Vingt ans de dérive n’ont pas suffi pour provoquer notre réveil pour une prise de conscience qui chasse le Blanc de nos affaires. Nous fortifions au contraire l’ingérence, nous nous complaisons dans la dépendance, nous nous donnons à cœur joie à nos déchirures, à nos conflits sans grandeur et nous parachevons le travail de destruction de notre pays dans une forme de suicide collectif prédit d’ailleurs par l’un de ces Envoyés Spéciaux…

Attendrons-nous vingt nouvelles années avant de réagir pour nous reprendre en charge et décider par nous-mêmes de l’avenir de notre pays, de chercher ensemble dans la divergence des opinions, les solutions à ses multiples problèmes ? Faudra-t-il vingt ans de plus, avant de voir émerger la tête de nouveaux leaders désintéressés, sincèrement passionnés d’Haïti, détenteurs de recettes et de solutions innovantes, obsédés et déterminés à s’engager sans rémission en vue de résoudre nos difficultés et lancer le pays hors des sentiers battus de toujours ?
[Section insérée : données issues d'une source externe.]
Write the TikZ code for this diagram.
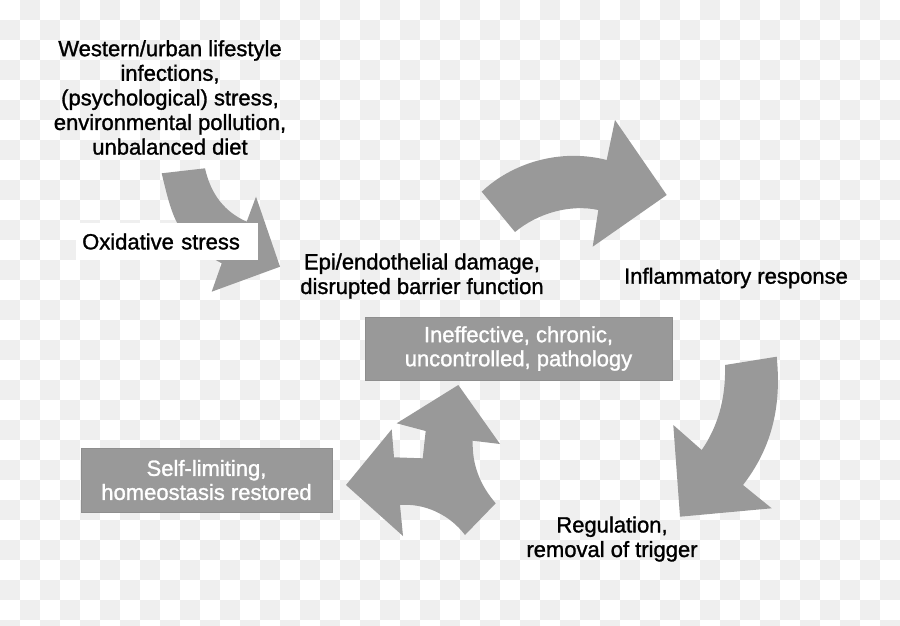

Verrons-nous avant vingt nouvelles années sortir des entrailles de notre terre, les bases solides de cette Haïti renaissante, un pays nouveau, moderne, socialement juste, une société plus équitable, plus inclusive et capable de maintenir le gros de ses enfants dans son sein. Verrons-nous avant les vingt prochaines années, le retour d’un État souverain maîtrisant pleinement ses frontières et s’imposant comme seul arbitre entre les citoyens redevables et recevant de l’État décentralisé administrativement, les services essentiels, sur place, dans une réalité de proximité dans un pays aux contours chaque jour, plus homogènes ?

19-9-2014

Ce texte a été lu sur les ondes de Radio IBO, 98.5 FM Stéréo à l’émission Questions-Réponses du vendredi 19 septembre 2014.